# Tankmates for C. Afra (Jalo Reef)



## khillen (Jun 28, 2011)

I need suggestions for my 55 gal. based around a group of Cynotilapia Afra Jalo Reef. Need suggestions for two more species that wouldn't cause too much aggression.


----------



## DJRansome (Oct 29, 2005)

Yellow labs and rusties.


----------



## why_spyder (Mar 2, 2006)

_Cynotilapia_ sp. "Lion" Lion's Cove and _Iodotropheus sprengerae_. You could also try out one of the _Cyno._ sp. "Mbamba" -types as well.


----------



## khillen (Jun 28, 2011)

Yellow labs and rusties sound good. Could I add blue dolphins if I upgraded the tank to 75?


----------



## The King Crabb (Jun 28, 2011)

Possibly, Blue Dolphins are pretty large fish. The general rule for 75G is 4 species though... I'd say it's worth a shot :thumb:


----------



## phinexswarm35 (Aug 4, 2011)

could also maybe too add pseudotropheus elongatus


----------



## why_spyder (Mar 2, 2006)

I think elongatus would not mix well with a blue/black C. afra species...


----------



## DJRansome (Oct 29, 2005)

Which blue dolphin? The hap (moorii, 9") would be better in a 72" tank and the mbuna (Metriaclima dolphin) is a blue barred fish, which you already have in your cyno.


----------



## khillen (Jun 28, 2011)

The moorii.

I'm not familiar with dimensions, I know they vary, but how many gallons is 72"?
And would that be big enough to house maybe just the moorii, malawi sand divers, and a couple other species? Leaving the c. afra, labs, and rusties in the 55.


----------



## why_spyder (Mar 2, 2006)

72" is typically 125g/150g/180g if I remember correctly. At least our 125g is 72"....


----------



## khillen (Jun 28, 2011)

ok so if I got a 125gal (maybe up to 150, if needed, but i would rather stick with 125) , 72" long I could house the moorii and malawi sand divers...along with 3-4 other smaller species? Sorry I know this is off topic of post but I didn't feel the need to start a new thread with a similar question.


----------



## DJRansome (Oct 29, 2005)

What is the scientific name for malawi sand divers? Six species with at least one of them big like the dolphins sounds like a lot for a 72" tank.


----------



## khillen (Jun 28, 2011)

Fossochromis rostratus. Can get up to 16". Is a 72" tank big enough for one? If so, I would like 1m:4f Moorii, then the one Fossochromis rostratus.......how many other species could I add to my tank and what size range should I be looking at? I would like as many species as possible so I would rather go with a few smaller species rather than another larger one.


----------



## nmcichlid-aholic (Mar 23, 2011)

With that Fossochromis rostratus in there, the "smaller" species would need to be 6" or better - or else they are likely to become lunch. The moorii are also a large species, but really docile, so tankmates shouldn't be too rowdy. Some larger Pseudotropheus acei might work, if you want to mix mbuna an haps.


----------



## QHgal (May 18, 2006)

why_spyder said:


> I think elongatus would not mix well with a blue/black C. afra species...

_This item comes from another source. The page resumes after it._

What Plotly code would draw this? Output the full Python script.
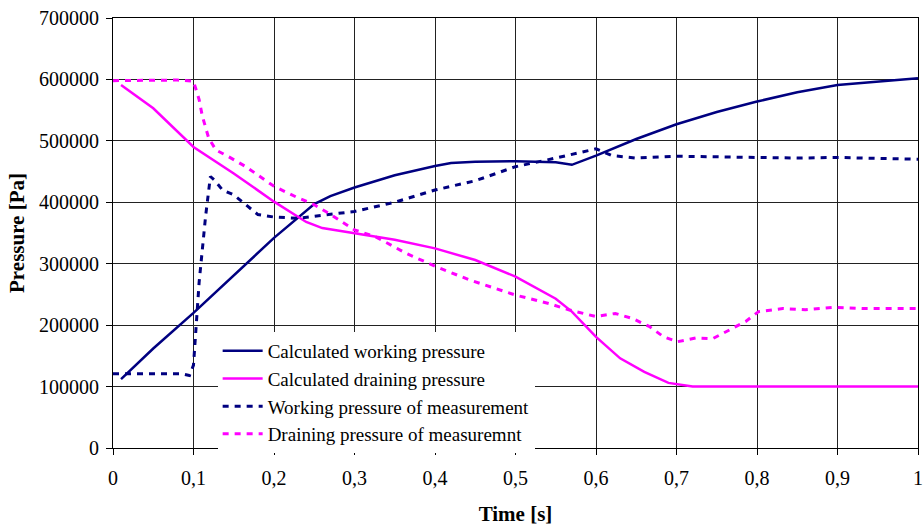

I had elongatus and afra in my 125 gal together for years. They never messed with each other. In fact, I had two elongatus males, one claimed each side of the tank and one shared part of his territory with my male afra... They never bothered each other's females either. They females looked very different from each other. Elongatus females were brown, larger, heads shaped different, afra were smaller and purplish.


----------



## khillen (Jun 28, 2011)

nmcichlid-aholic said:


> With that Fossochromis rostratus in there, the "smaller" species would need to be 6" or better - or else they are likely to become lunch. The moorii are also a large species, but really docile, so tankmates shouldn't be too rowdy. Some larger Pseudotropheus acei might work, if you want to mix mbuna an haps.

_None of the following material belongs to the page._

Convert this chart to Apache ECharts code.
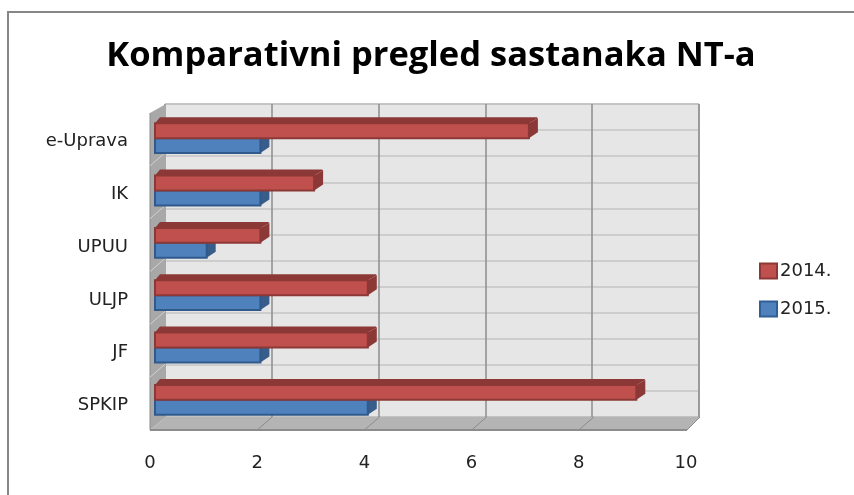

How many other 6"-8" species could I add with the F. Rostratus and the Moorii?


----------



## nmcichlid-aholic (Mar 23, 2011)

Maybe 1 or 2 others, such as Copadichromis borleyi or Protomelas annectens. You would definately need the 125 or larger tank, though.


----------



## LanceN34 (Mar 24, 2011)

I would skip on the Fossochromis rostratus, too big and just not that attractive compared to other malawi cichlids. I would stick with your original stock request. If you did a 125 you could go with Afra, Yellow labs, Rusty and Moorii. That would be a pretty cool mix with minimal aggression.


----------



## nmcichlid-aholic (Mar 23, 2011)

The rostratus is big, yes, but I would argue that a nice male could compete with just about anything appearance-wise. Sure, you could go with Rusty's, Yellow Lab's and Afra's, and it would look great - but if you're willing and able to provide the space needed to keep some of the larger species then go for it! It's all a matter of personal preference, of course, but I think it would be a really neat cross-section of life in the lake to watch a group of C. moorii an P. annectens following a 10" rostratus around the tank just like in nature. Add some C. borleyi (Kadango) to occupy the mid-level water and rocks, and it would make for a beautiful and really interesting set up. I say go for something different and go big! Best of luck, and keep us posted on how it turns out. :thumb:


----------



## khillen (Jun 28, 2011)

nmcichlid-aholic said:


> It's all a matter of personal preference, of course, but I think it would be a really neat cross-section of life in the lake to watch a group of C. moorii an P. annectens following a 10" rostratus around the tank just like in nature.


That's exactly why I want to keep those two together.


----------